Problem details
Exactly repeat the material, dropping only the pictures.
---- Provided data
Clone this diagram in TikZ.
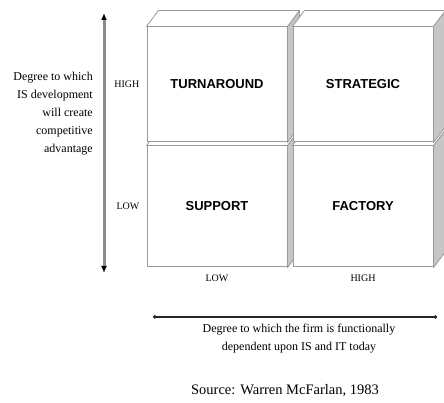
\documentclass[tikz,border=0pt]{standalone}
\usepackage{fontspec}
\setmainfont{Liberation Serif}
\newfontfamily\quadfont{Liberation Sans}
\usetikzlibrary{arrows.meta,positioning}
\definecolor{edgeGray}{HTML}{9A9A9A}
\definecolor{sideGray}{HTML}{C6C6C6}
\definecolor{axisGray}{HTML}{8C8C8C}
\newcommand\boxfaces[1]{%
  \filldraw[face,fill=sideGray] (#1.south east) -- ([shift={(12,16)}]#1.south east)
    -- ([shift={(12,16)}]#1.north east) -- (#1.north east) -- cycle;
  \filldraw[face,fill=white] (#1.north west) -- ([shift={(12,16)}]#1.north west)
    -- ([shift={(12,16)}]#1.north east) -- (#1.north east) -- cycle;}
\begin{document}
\begin{tikzpicture}[x=1pt,y=1pt,every node/.style={font=\fontsize{12}{18}\selectfont},
          front/.style={draw=edgeGray,fill=white,line width=1pt,minimum width=140pt,inner sep=0pt,
            font=\quadfont\bfseries\fontsize{13}{15}\selectfont},
          face/.style={draw=edgeGray,line width=0.8pt,line join=round},
          level/.style={inner sep=0pt,font=\fontsize{10}{12}\selectfont}]
        \useasboundingbox (0,0) rectangle (444,403);
        \node[front,minimum height=121pt] (bl) at (217,196.5) {SUPPORT};
        \boxfaces{bl}
        \node[front,minimum height=121pt,right=5pt of bl] (br) {FACTORY};
        \boxfaces{br}
        \node[front,minimum height=115pt,above=3pt of bl] (tl) {TURNAROUND};
        \boxfaces{tl}
        \node[front,minimum height=115pt,right=5pt of tl] (tr) {STRATEGIC};
        \boxfaces{tr}
        \node[level,left=7pt of tl] (hiy) {HIGH};
        \node[level,left=7pt of bl] (loy) {LOW};
        \node[level,below=7pt of bl] (lox) {LOW};
        \node[level,below=7pt of br] (hix) {HIGH};
        \coordinate (vtop) at (104,390);
        \coordinate (vbot) at (104,130);
        \draw[axisGray,line width=3pt,{Latex[length=7pt,width=6pt,color=black]}-{Latex[length=7pt,width=6pt,color=black]}] (vbot) -- (vtop);
        \coordinate (hleft) at (153,86);
        \coordinate (hright) at (437,86);
        \draw[black!85,line width=1.2pt,{Circle[length=3.5pt]}-{Circle[length=3.5pt]}] (hleft) -- (hright);
        \node[anchor=east,align=right,inner sep=0pt] (ylab) at (93,289) {Degree to which\\IS development\\will create\\competitive\\advantage};
        \node[align=center,inner sep=0pt] (xlab) at (299,64) {Degree to which the firm is functionally\\dependent upon IS and IT today};
        \node[inner sep=0pt,font=\fontsize{14.5}{16}\selectfont] (src) at (285,12) {Source: Warren McFarlan, 1983};
      \end{tikzpicture}
\end{document}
--------
Solution
Clone this diagram in TikZ.
\documentclass[tikz,border=0pt]{standalone}
\usepackage{fontspec}
\setmainfont{Liberation Serif}
\newfontfamily\quadfont{Liberation Sans}
\usetikzlibrary{arrows.meta,positioning}
\definecolor{edgeGray}{HTML}{9A9A9A}
\definecolor{sideGray}{HTML}{C6C6C6}
\definecolor{axisGray}{HTML}{8C8C8C}
\newcommand\boxfaces[1]{%
  \filldraw[face,fill=sideGray] (#1.south east) -- ([shift={(12,16)}]#1.south east)
    -- ([shift={(12,16)}]#1.north east) -- (#1.north east) -- cycle;
  \filldraw[face,fill=white] (#1.north west) -- ([shift={(12,16)}]#1.north west)
    -- ([shift={(12,16)}]#1.north east) -- (#1.north east) -- cycle;}
\begin{document}
\begin{tikzpicture}[x=1pt,y=1pt,every node/.style={font=\fontsize{12}{18}\selectfont},
          front/.style={draw=edgeGray,fill=white,line width=1pt,minimum width=140pt,inner sep=0pt,
            font=\quadfont\bfseries\fontsize{13}{15}\selectfont},
          face/.style={draw=edgeGray,line width=0.8pt,line join=round},
          level/.style={inner sep=0pt,font=\fontsize{10}{12}\selectfont}]
        \useasboundingbox (0,0) rectangle (444,403);
        \node[front,minimum height=121pt] (bl) at (217,196.5) {SUPPORT};
        \boxfaces{bl}
        \node[front,minimum height=121pt,right=5pt of bl] (br) {FACTORY};
        \boxfaces{br}
        \node[front,minimum height=115pt,above=3pt of bl] (tl) {TURNAROUND};
        \boxfaces{tl}
        \node[front,minimum height=115pt,right=5pt of tl] (tr) {STRATEGIC};
        \boxfaces{tr}
        \node[level,left=7pt of tl] (hiy) {HIGH};
        \node[level,left=7pt of bl] (loy) {LOW};
        \node[level,below=7pt of bl] (lox) {LOW};
        \node[level,below=7pt of br] (hix) {HIGH};
        \coordinate (vtop) at (104,390);
        \coordinate (vbot) at (104,130);
        \draw[axisGray,line width=3pt,{Latex[length=7pt,width=6pt,color=black]}-{Latex[length=7pt,width=6pt,color=black]}] (vbot) -- (vtop);
        \coordinate (hleft) at (153,86);
        \coordinate (hright) at (437,86);
        \draw[black!85,line width=1.2pt,{Circle[length=3.5pt]}-{Circle[length=3.5pt]}] (hleft) -- (hright);
        \node[anchor=east,align=right,inner sep=0pt] (ylab) at (93,289) {Degree to which\\IS development\\will create\\competitive\\advantage};
        \node[align=center,inner sep=0pt] (xlab) at (299,64) {Degree to which the firm is functionally\\dependent upon IS and IT today};
        \node[inner sep=0pt,font=\fontsize{14.5}{16}\selectfont] (src) at (285,12) {Source: Warren McFarlan, 1983};
      \end{tikzpicture}
\end{document}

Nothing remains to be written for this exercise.